Jessica Birkenholtz:

So that's how this overall process, without getting into the specifics of it, that we can see that Nepal always positioned itself as a very historical [inaudible 00:21:27] always suggest that Nepal was very isolated, that its rulers really sought to limit outside exposure and they did to a very large degree. But part of what I seek to demonstrate in this book is that there was actually much more awareness and conversation going on in Nepal, both at the ruling level, but also among the general population.

Kristian Petersen:

Now, there's a great deal in the book that, of course we don't have time to cover, unfortunately. So I certainly encourage listeners to get the book. And especially if they're interested in South Asian literary traditions, the tensions between local and translocal, or even global now traditions and how they work, ideas about centers and peripheries. I know I certainly benefited in my own work from thinking about it with your texts. But I'm wondering from your perspective, how do you imagine that others in the study of religion might benefit from your book either in your, perhaps some of your conclusions or some of the approaches you've taken with your textual archive? What do you think others might learn from your book?

Jessica Birkenholtz:

Well, I think it serves as a model in a couple of different ways. I mean, for scholars of religion who are coming for our field geographically or in a different religious tradition, certainly the textual work that I did for this project of really deep diving in archives and doing a very close reading of these different manuscripts to reconstruct the way in which this tradition evolved and developed into something really powerful. I always say that it's hidden in plain sight. I mean, this is a really dynamic archive that most Nepali households have a copy of it in their homes and continue to read it every year, but are unaware of just all the history that's behind this text.

Jessica Birkenholtz:

So the close textual work that's involved, I think can be instructive. The way it helped me think about language was also important and seeing, so the text SVK has been written in Newar, Nepali and Sanskrit and the dynamics and the relationships between those three languages has been very interesting to look at and the ways that they interacted within this one particular textual tradition.

Jessica Birkenholtz:

So we often assume that Sanskrit is a cosmopolitan language and that Nepalian Newar are both vernacular languages, which of course they are, but there's a bit of, it's not as linear as that, and it's not as hierarchical in the sense of a vertical hierarchy between them. So thinking about the relationship between different languages at play within a particular tradition.

Jessica Birkenholtz:

And lastly, I would say that for those who are interested in certainly center and periphery, those kinds of conversations, local, translocal, but also women, a lot of this is a "women's tradition." And I try and complicate what that means because when I started the project as a very naive undergraduate student and then graduate student, that meant one thing to me, and it means a very different thing to me now in the way I understand this tradition.

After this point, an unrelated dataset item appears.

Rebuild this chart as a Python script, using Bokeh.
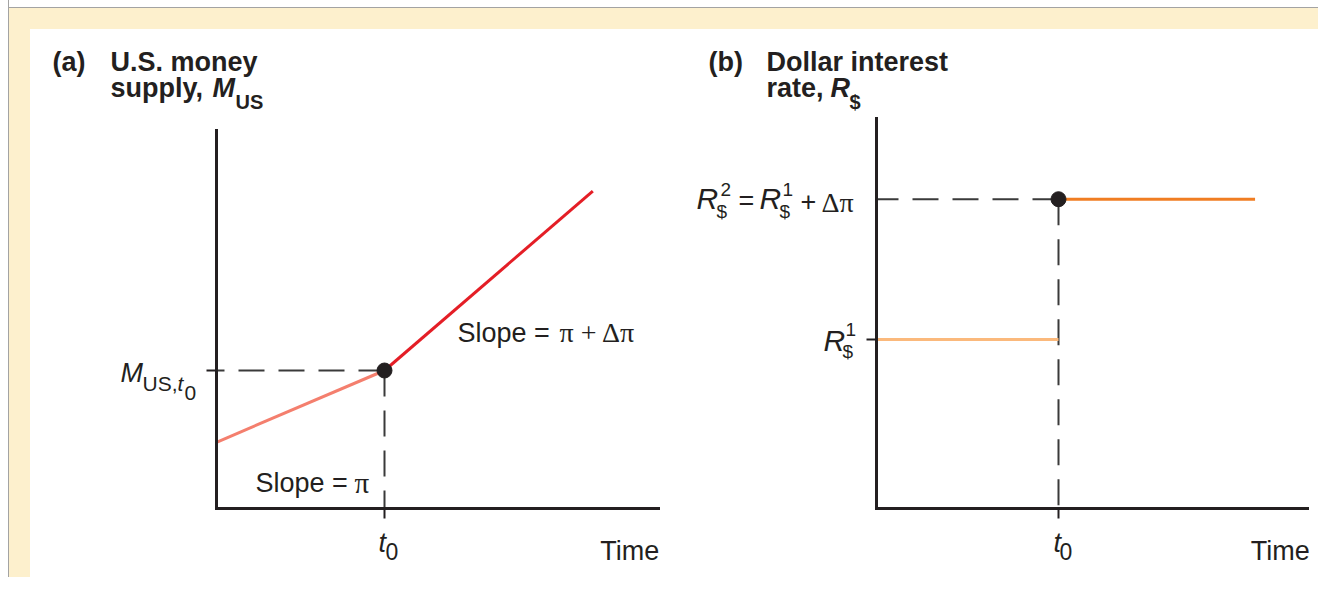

And so there's a lot of food for thought in terms of women and women's traditions and texts and things of that nature. So those might be some access points for others.

Kristian Petersen:

Well, it's certainly a wonderful book and well deserving of the award. So congratulations.

Jessica Birkenholtz:

Thank you so much. It's a real honor. And I feel very grateful to have my work recognized in this fashion and by scholars who are coming from outside of South Asian studies or Hindu studies. And so thank you.